63 years later, soldier's kin find closure
HUNTINGDON, Tenn. -- The family of Private William Bernice Clark never had a funeral for him, never got to say goodbye, and never really accepted his fate among the fallen during the Normandy D-day landings in World War II.
That was until yesterday, when his dog tag, discovered recently in the sands of Omaha Beach in France, was returned to his native Tennessee exactly 63 years after D-day .
"This feels like an ending," said the soldier's first cousin, Lota Park, 79, who with another cousin accepted the dog tag at a ceremony in the small town of Huntingdon, 90 miles west of Nashville.
The tag has blackened with age, but his name, identification number, religion (Protestant), and blood type (Type O) are all clearly visible.
It remained out of sight for more than five decades until a collector from England found it five years ago on the beach, probably near the very spot where the 20-year-old Clark was killed. The collector gave the dog tag to a World War II buff from New Jersey, who turned it over to the National D-Day Memorial.
"It's in pretty remarkable condition considering it was buried in the sand for 58 years," said Jeff Fulgham, National D-Day Memorial director, who presented the tag to Clark's surviving family members.
The memorial, based in Bedford, Va., keeps records of nearly every American and Allied soldier killed during the invasion.
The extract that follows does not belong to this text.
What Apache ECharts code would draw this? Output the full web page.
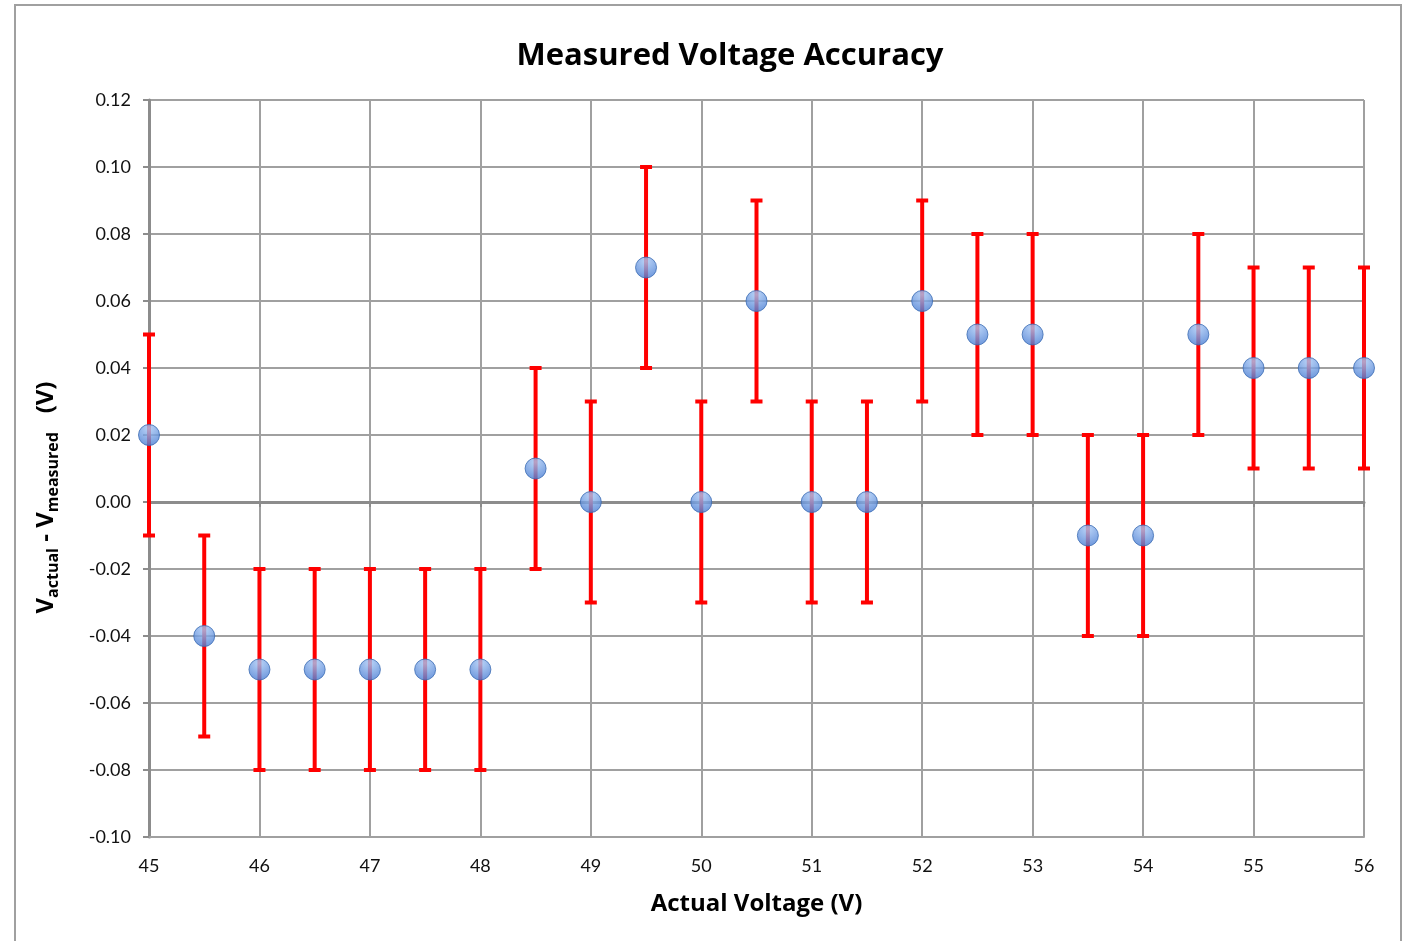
<!DOCTYPE html>
<html>
<head>
<meta charset="utf-8">
<script src="https://cdn.jsdelivr.net/npm/echarts@6/dist/echarts.min.js"></script>
<style>
html,body{margin:0;padding:0;background:#fff;}
#chart{width:1412px;height:941px;}
</style>
</head>
<body>
<div id="chart"></div>
<script>
// Data
var actualVoltage = [45, 45.5, 46, 46.5, 47, 47.5, 48, 48.5, 49, 49.5, 50, 50.5, 51, 51.5, 52, 52.5, 53, 53.5, 54, 54.5, 55, 55.5, 56];
var voltageDiff   = [0.02, -0.04, -0.05, -0.05, -0.05, -0.05, -0.05, 0.01, 0.00, 0.07, 0.00, 0.06, 0.00, 0.00, 0.06, 0.05, 0.05, -0.01, -0.01, 0.05, 0.04, 0.04, 0.04];
var errorAmount   = [0.03, 0.03, 0.03, 0.03, 0.03, 0.03, 0.03, 0.03, 0.03, 0.03, 0.03, 0.03, 0.03, 0.03, 0.03, 0.03, 0.03, 0.03, 0.03, 0.03, 0.03, 0.03, 0.03];
var titleText = 'Measured Voltage Accuracy';
var xAxisTitle = 'Actual Voltage (V)';

var pointData = actualVoltage.map(function (x, i) { return [x, voltageDiff[i]]; });
var errorData = actualVoltage.map(function (x, i) {
  return [x, voltageDiff[i] - errorAmount[i], voltageDiff[i] + errorAmount[i]];
});

var FONT = 'Lato, "Open Sans", sans-serif';
var BOLD = '"Open Sans", sans-serif';
var chart = echarts.init(document.getElementById('chart'));
chart.setOption({
  backgroundColor: '#fff',
  animation: false,
  graphic: [{
    type: 'rect',
    shape: { x: 15, y: 5, width: 1386, height: 960 },
    style: { fill: null, stroke: '#a0a0a0', lineWidth: 2 },
    silent: true, z: -1
  }, {
    type: 'text',
    x: 730, y: 56,
    style: {
      text: titleText, fontFamily: BOLD, fontSize: 31, fontWeight: 'bold', fill: '#000',
      align: 'center', verticalAlign: 'middle'
    },
    silent: true
  }],
  grid: { left: 149, right: 48, top: 100, bottom: 104 },
  xAxis: [{
    type: 'value',
    min: 45, max: 56, interval: 1,
    name: xAxisTitle,
    nameLocation: 'middle',
    nameGap: 55,
    nameTextStyle: { fontFamily: BOLD, fontSize: 24, fontWeight: 'bold', color: '#000' },
    axisLine: { onZero: false, show: true, lineStyle: { color: '#a0a0a0', width: 2 } },
    axisTick: { show: false },
    axisLabel: { fontFamily: FONT, fontSize: 18, color: '#111', margin: 20 },
    splitLine: { show: true, lineStyle: { color: '#a0a0a0', width: 2 } }
  }, {
    type: 'value',
    position: 'bottom',
    min: 45, max: 56, interval: 1,
    axisLine: { onZero: true, show: true, lineStyle: { color: '#8c8c8c', width: 3 } },
    axisTick: { show: true, length: 5, lineStyle: { color: '#8c8c8c', width: 2 } },
    axisLabel: { show: false },
    splitLine: { show: false }
  }],
  yAxis: {
    type: 'value',
    min: -0.10, max: 0.12, interval: 0.02,
    name: '{v|V}{s|actual}{v| - V}{s|measured}{v|   (V)}',
    nameLocation: 'middle',
    nameGap: 88,
    nameTextStyle: {
      fontFamily: FONT, color: '#000',
      padding: [0, 58, 0, 0],
      rich: {
        v: { fontFamily: BOLD, fontSize: 24, fontWeight: 'bold', color: '#000', lineHeight: 30 },
        s: { fontFamily: BOLD, fontSize: 16, fontWeight: 'bold', color: '#000', padding: [14, 0, 0, 0], lineHeight: 30 }
      }
    },
    axisLine: { show: true, lineStyle: { color: '#8c8c8c', width: 3 } },
    axisTick: { show: true, length: 6, lineStyle: { color: '#8c8c8c', width: 2 } },
    axisLabel: {
      fontFamily: FONT, fontSize: 18, color: '#111', margin: 18,
      formatter: function (v) { return v.toFixed(2); }
    },
    splitLine: { show: true, lineStyle: { color: '#a0a0a0', width: 2 } }
  },
  series: [{
    type: 'custom',
    name: 'error',
    data: errorData,
    z: 3,
    renderItem: function (params, api) {
      var x = api.value(0);
      var lo = api.coord([x, api.value(1)]);
      var hi = api.coord([x, api.value(2)]);
      var hw = 6;
      var st = { stroke: '#ff0000', lineWidth: 4, fill: null };
      return {
        type: 'group',
        children: [
          { type: 'line', shape: { x1: lo[0], y1: lo[1], x2: hi[0], y2: hi[1] }, style: st },
          { type: 'line', shape: { x1: lo[0] - hw, y1: lo[1], x2: lo[0] + hw, y2: lo[1] }, style: st },
          { type: 'line', shape: { x1: hi[0] - hw, y1: hi[1], x2: hi[0] + hw, y2: hi[1] }, style: st }
        ]
      };
    }
  }, {
    type: 'scatter',
    data: pointData,
    symbol: 'circle',
    symbolSize: 21,
    z: 5,
    itemStyle: {
      color: {
        type: 'radial', x: 0.5, y: 0.2, r: 0.9,
        colorStops: [{ offset: 0, color: '#a9c9f5' }, { offset: 1, color: '#3c73cf' }]
      },
      borderColor: '#3b6bb3',
      borderWidth: 1
    }
  }]
});
</script>
</body>
</html>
It helped locate Clark's family in Huntingdon a couple of months ago.
"I remember the day the soldiers came and told his mother" that Clark had died, Park said. "They never accepted it because there was no proof, no body."
The family has only a few personal effects from Clark: two yellowing photos, a couple of letters received during his short service, and his Purple Heart.
His remains were buried in a cemetery for American soldiers in France.